Task division
Contents
Task division#
This page describes tasks for RPHC administrators and the people responsible for them.
QoS Administration#
Task: Monitoring the request channel and asking admins for opinions whether requests are reasonable. Then changing the QoS settings accordingly and setting a reminder to revert it.
People responsible: Lishan, Tianyu and Samuele
Project/home/data folder administration#
Task: Monitoring storage space allocation in project/home/data folders and snapshot management.
People responsible: Vanessa and Marek
Tape backups#
Task: Monitoring tape backups and ensuring that they are running correctly.

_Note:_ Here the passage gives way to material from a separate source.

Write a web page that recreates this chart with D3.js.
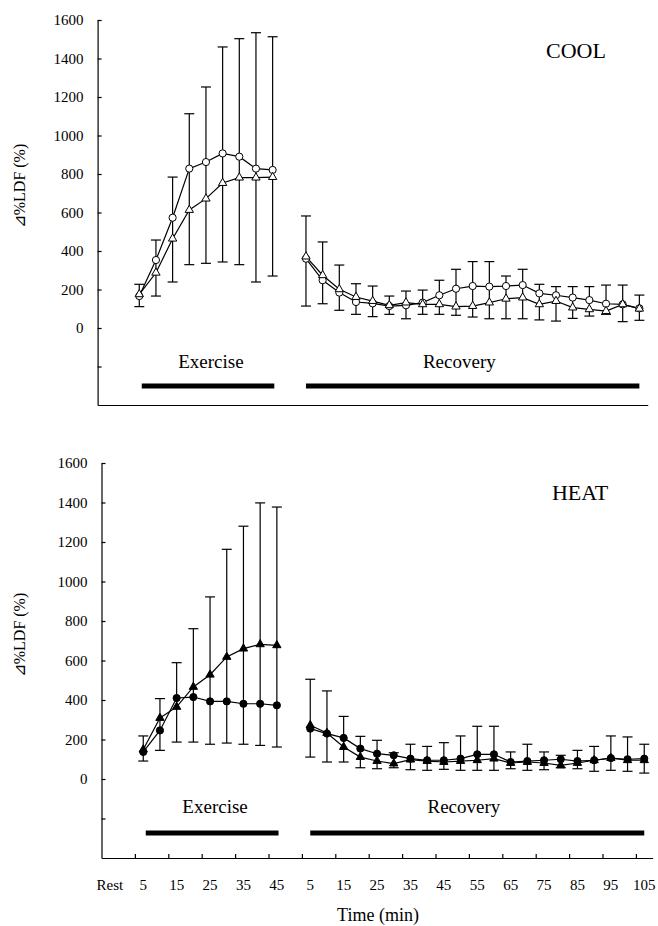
<!DOCTYPE html>
<html>
<head>
<meta charset="utf-8">
<script src="https://cdn.jsdelivr.net/npm/d3@7"></script>
<style>
  body { margin: 0; background: white; }
  svg { display: block; }
  text { fill: black; }
</style>
</head>
<body>
<div id="plot"></div>
<script>
// Parameters
const svg_w = 658;
const svg_h = 926;
const font = "'Liberation Serif', 'Times New Roman', serif";

// Time points (min)
const exTimes = [5, 10, 15, 20, 25, 30, 35, 40, 45];
const recTimes = [5, 10, 15, 20, 25, 30, 35, 40, 45, 50, 55, 60, 65, 70, 75, 80, 85, 90, 95, 100, 105];
const xTickLabels = ["Rest", "5", "15", "25", "35", "45", "5", "15", "25", "35", "45", "55", "65", "75", "85", "95", "105"];
const yTicks = [-200, 0, 200, 400, 600, 800, 1000, 1200, 1400, 1600];

// COOL: circles / triangles, error bar ends
const coolCircleEx = [166, 353, 573, 828, 862, 907, 890, 828, 821];
const coolTriEx = [175, 287, 464, 613, 672, 753, 781, 781, 784];
const coolHiEx = [227, 457, 784, 1113, 1252, 1460, 1503, 1534, 1513];
const coolLoEx = [111, 166, 239, 329, 336, 343, 329, 239, 270];
const coolCircleRec = [360, 248, 184, 135, 128, 114, 118, 132, 170, 204, 218, 215, 218, 223, 180, 170, 158, 145, 126, 123, 102];
const coolTriRec = [371, 274, 201, 161, 140, 118, 132, 123, 123, 111, 114, 132, 152, 158, 123, 140, 106, 97, 88, 123, 100];
const coolHiRec = [582, 447, 327, 230, 218, 166, 192, 197, 248, 305, 345, 345, 270, 305, 227, 215, 215, 215, 223, 223, 171];
const coolLoRec = [114, 126, 92, 71, 59, 71, 48, 71, 71, 66, 57, 48, 48, 48, 42, 36, 50, 62, 71, 33, 40];

// HEAT: circles / triangles, error bar ends
const heatCircleEx = [137, 246, 410, 415, 393, 393, 381, 381, 373];
const heatTriEx = [149, 309, 365, 466, 528, 618, 660, 682, 677];
const heatHiEx = [218, 407, 589, 761, 922, 1163, 1280, 1398, 1377];
const heatLoEx = [91, 145, 187, 187, 176, 182, 176, 170, 162];
const heatCircleRec = [255, 230, 208, 154, 128, 120, 103, 95, 95, 103, 125, 125, 86, 91, 95, 100, 91, 95, 106, 100, 103];
const heatTriRec = [272, 233, 162, 111, 91, 78, 98, 91, 86, 91, 95, 103, 81, 86, 81, 69, 81, 95, 106, 95, 95];
const heatHiRec = [505, 446, 317, 216, 196, 133, 176, 165, 184, 218, 267, 267, 137, 176, 137, 120, 145, 165, 218, 213, 176];
const heatLoRec = [111, 86, 86, 57, 52, 57, 47, 44, 49, 44, 44, 44, 52, 44, 47, 57, 52, 39, 44, 39, 30];

// Category position on the x axis (Rest = -2, exercise 0..8, recovery 10..30)
const exIndex = t => (t - 5) / 5;
const recIndex = t => 10 + (t - 5) / 5;

const panels = [
  {name: "COOL", filled: false, xr: [97.6, 647.7], yr: [405, 20], showTicks: false,
   labelX: 576, labelY: 58, phaseY: 368, barY: 386, ylabY: 186,
   circleEx: coolCircleEx, triEx: coolTriEx, hiEx: coolHiEx, loEx: coolLoEx,
   circleRec: coolCircleRec, triRec: coolTriRec, hiRec: coolHiRec, loRec: coolLoRec},
  {name: "HEAT", filled: true, xr: [101.5, 652.6], yr: [858, 463], showTicks: true,
   labelX: 580, labelY: 500, phaseY: 813, barY: 833, ylabY: 635,
   circleEx: heatCircleEx, triEx: heatTriEx, hiEx: heatHiEx, loEx: heatLoEx,
   circleRec: heatCircleRec, triRec: heatTriRec, hiRec: heatHiRec, loRec: heatLoRec}
];

const svg = d3.select("div#plot")
  .append("svg")
    .attr("width", svg_w)
    .attr("height", svg_h);

svg.append("rect")
    .attr("width", svg_w)
    .attr("height", svg_h)
    .attr("fill", "white");

panels.forEach(function(p) {
  const xScale = d3.scaleLinear().domain([-2.5, 30.5]).range(p.xr);
  const yScale = d3.scaleLinear().domain([-400, 1600]).range(p.yr);

  const g = svg.append("g").attr("class", "panel-" + p.name);

  // y axis, ticks pointing inward
  const yAxis = d3.axisLeft(yScale)
      .tickValues(yTicks)
      .tickSizeInner(-4)
      .tickSizeOuter(0)
      .tickPadding(14)
      .tickFormat(d => d < 0 ? "" : d);

  g.append("g")
      .attr("class", "yAxis")
      .attr("transform", `translate(${p.xr[0]}, 0)`)
      .call(yAxis)
      .attr("font-family", font)
      .attr("font-size", 15);

  // x axis
  const xAxis = d3.axisBottom(xScale)
      .tickValues(p.showTicks ? d3.range(-0.5, 30, 2) : [])
      .tickSizeInner(-4)
      .tickSizeOuter(0)
      .tickFormat("");

  g.append("g")
      .attr("class", "xAxis")
      .attr("transform", `translate(0, ${p.yr[0]})`)
      .call(xAxis);

  g.selectAll(".domain, .tick line")
      .attr("stroke", "black")
      .attr("stroke-width", 1.2);

  // y label
  g.append("text")
      .attr("transform", `translate(25, ${p.ylabY}) rotate(-90)`)
      .attr("text-anchor", "middle")
      .style("font-family", font)
      .style("font-size", "16px")
      .text("⊿%LDF (%)");

  // condition label
  g.append("text")
      .attr("x", p.labelX)
      .attr("y", p.labelY)
      .attr("text-anchor", "middle")
      .style("font-family", font)
      .style("font-size", "22px")
      .text(p.name);

  // phase labels and bars
  g.append("text")
      .attr("x", xScale(4.3))
      .attr("y", p.phaseY)
      .attr("text-anchor", "middle")
      .style("font-family", font)
      .style("font-size", "19px")
      .text("Exercise");

  g.append("text")
      .attr("x", xScale(19.2))
      .attr("y", p.phaseY)
      .attr("text-anchor", "middle")
      .style("font-family", font)
      .style("font-size", "19px")
      .text("Recovery");

  [[0.15, 8.1], [10, 30]].forEach(function(b) {
    g.append("line")
        .attr("x1", xScale(b[0]))
        .attr("x2", xScale(b[1]))
        .attr("y1", p.barY)
        .attr("y2", p.barY)
        .attr("stroke", "black")
        .attr("stroke-width", 5);
  });

  // build point records for both phases
  const phases = [
    exTimes.map((t, i) => ({i: exIndex(t), c: p.circleEx[i], tr: p.triEx[i], hi: p.hiEx[i], lo: p.loEx[i]})),
    recTimes.map((t, i) => ({i: recIndex(t), c: p.circleRec[i], tr: p.triRec[i], hi: p.hiRec[i], lo: p.loRec[i]}))
  ];

  phases.forEach(function(data) {
    // error bars
    const eb = g.append("g").attr("class", "errors")
        .attr("stroke", "black")
        .attr("stroke-width", 1.2);

    eb.selectAll("line.v").data(data).enter()
      .append("line")
        .attr("class", "v")
        .attr("x1", d => xScale(d.i))
        .attr("x2", d => xScale(d.i))
        .attr("y1", d => yScale(d.lo))
        .attr("y2", d => yScale(d.hi));

    eb.selectAll("line.hi").data(data).enter()
      .append("line")
        .attr("class", "hi")
        .attr("x1", d => xScale(d.i) - 5)
        .attr("x2", d => xScale(d.i) + 5)
        .attr("y1", d => yScale(d.hi))
        .attr("y2", d => yScale(d.hi));

    eb.selectAll("line.lo").data(data).enter()
      .append("line")
        .attr("class", "lo")
        .attr("x1", d => xScale(d.i) - 5)
        .attr("x2", d => xScale(d.i) + 5)
        .attr("y1", d => yScale(d.lo))
        .attr("y2", d => yScale(d.lo));

    // lines
    const lineC = d3.line().x(d => xScale(d.i)).y(d => yScale(d.c));
    const lineT = d3.line().x(d => xScale(d.i)).y(d => yScale(d.tr));

    g.append("path")
        .datum(data)
        .attr("d", lineC)
        .attr("fill", "none")
        .attr("stroke", "black")
        .attr("stroke-width", 1.2);

    g.append("path")
        .datum(data)
        .attr("d", lineT)
        .attr("fill", "none")
        .attr("stroke", "black")
        .attr("stroke-width", 1.2);

    // markers
    const fill = p.filled ? "black" : "white";

    g.append("g").selectAll("circle").data(data).enter()
      .append("circle")
        .attr("cx", d => xScale(d.i))
        .attr("cy", d => yScale(d.c))
        .attr("r", 3.6)
        .attr("fill", fill)
        .attr("stroke", "black")
        .attr("stroke-width", 1);

    g.append("g").selectAll("path").data(data).enter()
      .append("path")
        .attr("d", d3.symbol().type(d3.symbolTriangle).size(30))
        .attr("transform", d => `translate(${xScale(d.i)}, ${yScale(d.tr)})`)
        .attr("fill", fill)
        .attr("stroke", "black")
        .attr("stroke-width", 1);
  });

  // x tick labels (bottom panel only)
  if (p.showTicks) {
    const labelIdx = xTickLabels.map((d, k) => k === 0 ? -2 : 2 * (k - 1));
    g.append("g").selectAll("text").data(xTickLabels).enter()
      .append("text")
        .attr("x", (d, k) => xScale(labelIdx[k]))
        .attr("y", 890)
        .attr("text-anchor", "middle")
        .style("font-family", font)
        .style("font-size", "15px")
        .text(d => d);

    g.append("text")
        .attr("x", 378)
        .attr("y", 921)
        .attr("text-anchor", "middle")
        .style("font-family", font)
        .style("font-size", "18px")
        .text("Time (min)");
  }
});
</script>
</body>
</html>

People responsible: Joren and Marek
Slurm quirk/crash investigations#
Task: Investigating slurm quirk/crash.
kill task failed
Jobs on nearly-full machines not getting allocated
People responsible: No one assigned yet
Minor ansible tasks#
Task: Minor ansible tasks.
People responsible: Marek and Joren
Patch Monday tasks#
Task: All tasks that are associated with patch Monday.
Reservations
Reviving cluster
Wipe /processing disks
Make playbook?
Ask Ameer about patching workflow
Iptables
People responsible: Eduardo and Vanessa
GPU utilization monitoring#
Task: Monitoring GPU utilization and contacting users upon suboptimal usage.
People responsible: Tianyu and Joren
Documentation updates#
Task: Updating documentation when necessary.
People responsible: Iris
DeepOps upstream merge#
Task: DeepOps upstream merge and testing.
People responsible: Joren & rest